He joined the Irish Republican Brotherhood and was associated with Michael Cusack in the early days of the Gaelic Athletic Association. He also joined the Celtic Literary Society through which he came to know Arthur Griffith who was to remain a friend and influence throughout his life. Beginning in 1893, MacBride was termed a "dangerous nationalist" by the British government. In 1896 he went to the United States on behalf of the IRB. In the same year he returned and emigrated to South Africa.

Participation in the Second Anglo-Boer War
MacBride took part in the Second Boer War on the Boer side, for whom he raised the Irish Transvaal Brigade. What became known as MacBride's Brigade was first commanded by an Irish-American, Colonel John Blake, an ex-US Cavalry Officer. MacBride recommended Blake as Commander, since MacBride himself had no military experience. The Brigade was given official recognition by the Boer government, and the commissions of the Brigade's officers were signed by State Secretary F.W. Reitz. MacBride was commissioned with the rank of Major in the Boer army and given Boer citizenship.
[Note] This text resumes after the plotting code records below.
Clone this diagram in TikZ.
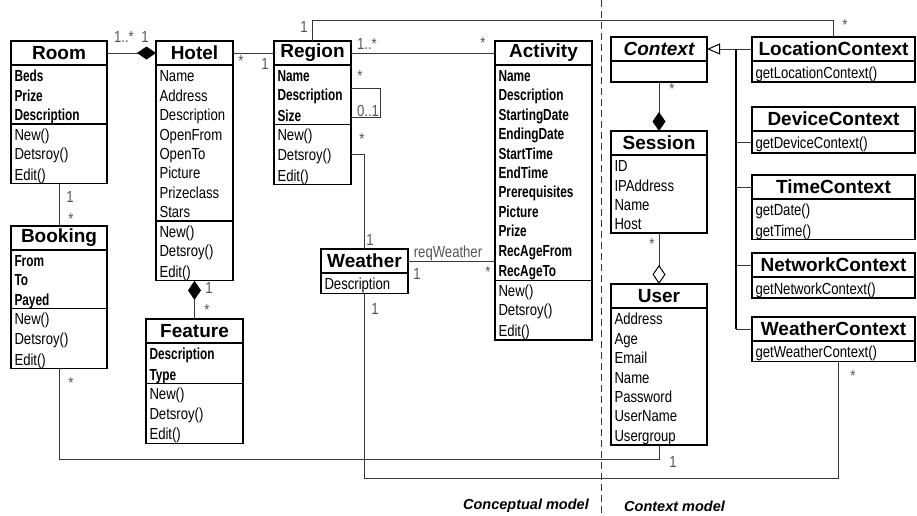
\documentclass[tikz,border=0pt]{standalone}
\usepackage{fontspec}
\setmainfont{Liberation Sans}
\newfontfamily\attrfont[FakeStretch=0.82]{Liberation Sans}
\newfontfamily\attrboldfont[FakeStretch=0.74]{Liberation Sans}
\usepackage{tikz}
\usetikzlibrary{positioning,arrows.meta}
\definecolor{multgray}{gray}{0.33}
\definecolor{linegray}{gray}{0.22}
\newcommand\rowstrut{\rule[-3pt]{0pt}{19.4pt}}

\begin{document}
\begin{tikzpicture}[x=1pt,y=-1pt,
  head/.style={draw,line width=1.3pt,outer sep=0pt,inner sep=0pt,minimum height=24pt,font=\fontsize{19}{19}\selectfont\bfseries},
  sect/.style={draw,line width=1.3pt,outer sep=0pt,inner xsep=3.5pt,inner ysep=0pt,align=left,
    font=\attrfont\fontsize{16}{19.4}\selectfont,execute at begin node=\rowstrut,execute at end node=\rowstrut},
  bsect/.style={sect,font=\attrboldfont\bfseries\fontsize{16}{19.4}\selectfont},
  assoc/.style={draw=linegray,line width=1pt},
  mult/.style={text=multgray,inner sep=0pt,font=\attrfont\fontsize{16}{16}\selectfont},
  compo/.style={-{Diamond[length=19pt,width=13pt,color=black]}},
  aggr/.style={-{Diamond[open,length=19pt,width=13pt,color=black]}},
  gen/.style={-{Triangle[open,length=13pt,width=11pt,color=black]}},
  model/.style={inner sep=0pt,font=\fontsize{14.5}{14.5}\selectfont\bfseries\itshape},
]
\useasboundingbox (0,0) rectangle (917,515);

%%%CONCEPTUAL MODEL
\node[head,minimum width=96pt,anchor=north west] (room) at (11,41) {Room};
\node[bsect,text width=89pt,minimum height=59pt,below=0pt of room] (room-a) {Beds\\Prize\\Description};
\node[sect,text width=89pt,minimum height=59pt,below=0pt of room-a] (room-o) {New()\\Detsroy()\\Edit()};

\node[head,minimum width=77pt,anchor=north west] (hotel) at (156,41) {Hotel};
\node[sect,text width=70pt,minimum height=156pt,below=0pt of hotel] (hotel-a) {Name\\Address\\Description\\OpenFrom\\OpenTo\\Picture\\Prizeclass\\Stars};
\node[sect,text width=70pt,minimum height=58pt,below=0pt of hotel-a] (hotel-o) {New()\\Detsroy()\\Edit()};

\node[head,minimum width=77pt,anchor=north west] (region) at (274,41) {Region};
\node[bsect,text width=70pt,minimum height=59pt,below=0pt of region] (region-a) {Name\\Description\\Size};
\node[sect,text width=70pt,minimum height=59pt,below=0pt of region-a] (region-o) {New()\\Detsroy()\\Edit()};

\node[head,minimum width=97pt,anchor=north west] (activity) at (495,41) {Activity};
\node[bsect,text width=90pt,minimum height=213pt,below=0pt of activity] (activity-a) {Name\\Description\\StartingDate\\EndingDate\\StartTime\\EndTime\\Prerequisites\\Picture\\Prize\\RecAgeFrom\\RecAgeTo};
\node[sect,text width=90pt,minimum height=59pt,below=0pt of activity-a] (activity-o) {New()\\Detsroy()\\Edit()};

\node[head,minimum width=96pt,anchor=north west] (booking) at (11,226) {Booking};
\node[bsect,text width=89pt,minimum height=58pt,below=0pt of booking] (booking-a) {From\\To\\Payed};
\node[sect,text width=89pt,minimum height=59pt,below=0pt of booking-a] (booking-o) {New()\\Detsroy()\\Edit()};

\node[head,minimum width=97pt,anchor=north west] (feature) at (146,319) {Feature};
\node[bsect,text width=90pt,minimum height=39pt,below=0pt of feature] (feature-a) {Description\\Type};
\node[sect,text width=90pt,minimum height=59pt,below=0pt of feature-a] (feature-o) {New()\\Detsroy()\\Edit()};

\node[head,minimum width=87pt,anchor=north west] (weather) at (321,249) {Weather};
\node[sect,text width=80pt,minimum height=20.5pt,below=0pt of weather] (weather-a) {Description};

%%%CONTEXT MODEL
\node[head,minimum width=96pt,anchor=north west,font=\fontsize{19}{19}\selectfont\bfseries\itshape] (context) at (611,37) {Context};
\node[sect,text width=89pt,minimum height=21pt,below=0pt of context] (context-a) {};

\node[head,minimum width=96pt,anchor=north west] (session) at (611,131) {Session};
\node[sect,text width=89pt,minimum height=78pt,below=0pt of session] (session-a) {ID\\IPAddress\\Name\\Host};

\node[head,minimum width=96pt,anchor=north west] (user) at (611,284) {User};
\node[sect,text width=89pt,minimum height=137pt,below=0pt of user] (user-a) {Address\\Age\\Email\\Name\\Password\\UserName\\Usergroup};

\node[head,minimum width=163pt,anchor=north west] (locationctx) at (752,37) {LocationContext};
\node[sect,text width=156pt,minimum height=21pt,below=0pt of locationctx] (locationctx-o) {getLocationContext()};

\node[head,minimum width=163pt,anchor=north west] (devicectx) at (752,107) {DeviceContext};
\node[sect,text width=156pt,minimum height=22pt,below=0pt of devicectx] (devicectx-o) {getDeviceContext()};

\node[head,minimum width=163pt,anchor=north west] (timectx) at (752,175) {TimeContext};
\node[sect,text width=156pt,minimum height=40pt,below=0pt of timectx] (timectx-o) {getDate()\\getTime()};

\node[head,minimum width=163pt,anchor=north west] (networkctx) at (752,253) {NetworkContext};
\node[sect,text width=156pt,minimum height=21pt,below=0pt of networkctx] (networkctx-o) {getNetworkContext()};

\node[head,minimum width=163pt,anchor=north west] (weatherctx) at (752,317) {WeatherContext};
\node[sect,text width=156pt,minimum height=20.5pt,below=0pt of weatherctx] (weatherctx-o) {getWeatherContext()};

%%%ASSOCIATIONS
\draw[assoc,compo] (room.east) -- (hotel.west);
\draw[assoc] (hotel.east) -- (region.west);
\draw[assoc] (region.east) -- (activity.west);
\draw[assoc] ([yshift=6.5pt]region-a.east) -- ++(29,0) -- ++(0,29) -- ([yshift=-22.5pt]region-a.east);
\draw[assoc] (region-o.east) -| (weather.north);
\draw[assoc] (weather.east) -- (weather.east -| activity-a.west);
\draw[assoc] (room-o.south) -- (booking.north);
\draw[assoc,compo] (feature.north) -- (hotel-o.south);
\draw[assoc] (region.north) -- ++(0,-21) -| (locationctx.north);
\draw[assoc] (booking-o.south) |- ([yshift=-14pt]user-a.south) -- (user-a.south);
\draw[assoc] (weather-a.south) |- ([xshift=4.5pt,yshift=-117pt]weatherctx-o.south) -- ([xshift=4.5pt]weatherctx-o.south);
\draw[assoc,compo] (context-a.south) -- (session.north);
\draw[assoc,aggr] (session-a.south) -- (user.north);

%%%GENERALIZATION
\coordinate (bus) at (736,49);
\draw[assoc,gen] (locationctx.west) -- (context.east);
\draw[line width=2pt] (bus) -- (bus |- weatherctx.west);
\draw[assoc] (bus |- devicectx-o.west) -- (devicectx-o.west);
\draw[assoc] (bus |- timectx.west) -- (timectx.west);
\draw[assoc] (bus |- networkctx.west) -- (networkctx.west);
\draw[assoc] (bus |- weatherctx.west) -- (weatherctx.west);

%%%MULTIPLICITIES
\node[mult] (rh-room) at (124,37) {1..*};
\node[mult] (rh-hotel) at (145,37) {1};
\node[mult] (hr-hotel) at (241,61) {*};
\node[mult] (hr-region) at (265,64) {1};
\node[mult] (rl-region) at (304,27) {1};
\node[mult] (rl-loc) at (845,25) {*};
\node[mult] (ra-region) at (367,44) {1..*};
\node[mult] (ra-activity) at (483,43) {*};
\node[mult] (rr-many) at (360,76) {*};
\node[mult] (rr-opt) at (368,111) {0..1};
\node[mult] (rw-region) at (362,139) {*};
\node[mult] (rw-weather) at (370,240) {1};
\node[mult] (req) at (448,253) {reqWeather};
\node[mult] (wa-weather) at (417,274) {1};
\node[mult] (wa-activity) at (488,272) {*};
\node[mult] (ww-weather) at (375,309) {1};
\node[mult] (rb-room) at (70,197) {1};
\node[mult] (rb-booking) at (71,219) {*};
\node[mult] (bu-booking) at (71,383) {*};
\node[mult] (bu-user) at (673,462) {1};
\node[mult] (hf-hotel) at (209,288) {1};
\node[mult] (hf-feature) at (207,310) {*};
\node[mult] (cs-context) at (672,89) {*};
\node[mult] (su-session) at (652,244) {*};
\node[mult] (ww-ctx) at (853,376) {*};

%%%MODEL BORDER
\draw[linegray,line width=1pt,dash pattern=on 7pt off 4pt] (601,0) -- (601,515);
\node[model,anchor=east] (concept) at (589,506) {Conceptual model};
\node[model,anchor=west] (ctxmodel) at (624,506) {Context model};
\end{tikzpicture}
\end{document}
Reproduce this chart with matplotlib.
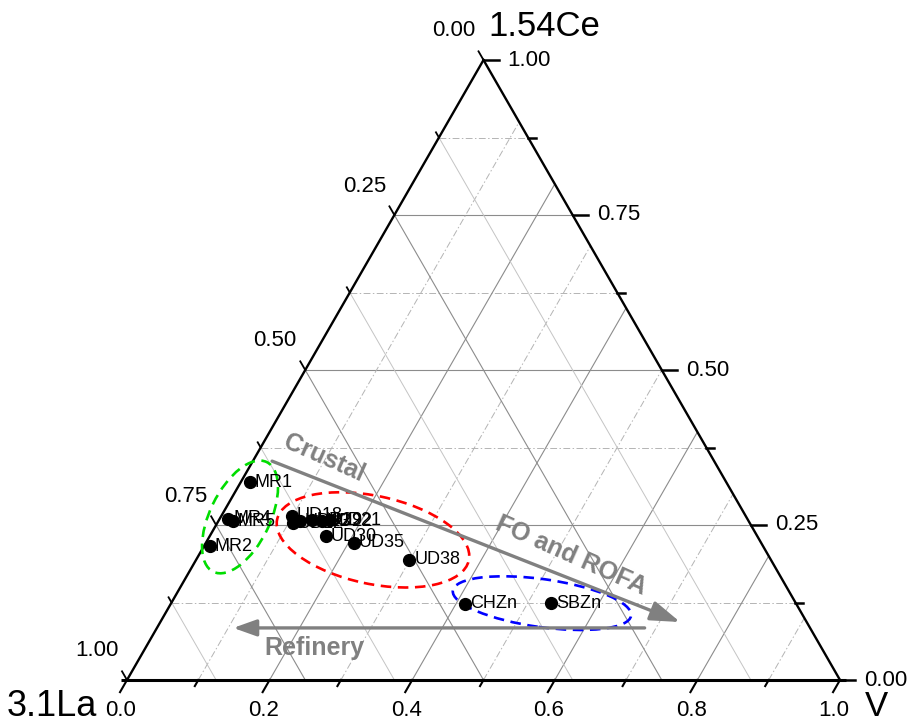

The 500 Irish and Irish-Americans fought the British. Often these Irish commandos were fighting opposite Irish regiments, such as the Royal Dublin Fusiliers and the Royal Inniskilling Fusiliers. From the hills around the besieged town of Ladysmith to the plains of the Orange Free State, MacBride's Brigade first looked after the Boers' "Long Tom" gun, then fought in the Battle of Colenso and later held the rearguard, harassing Lord Roberts' cavalry as the Boer army retreated.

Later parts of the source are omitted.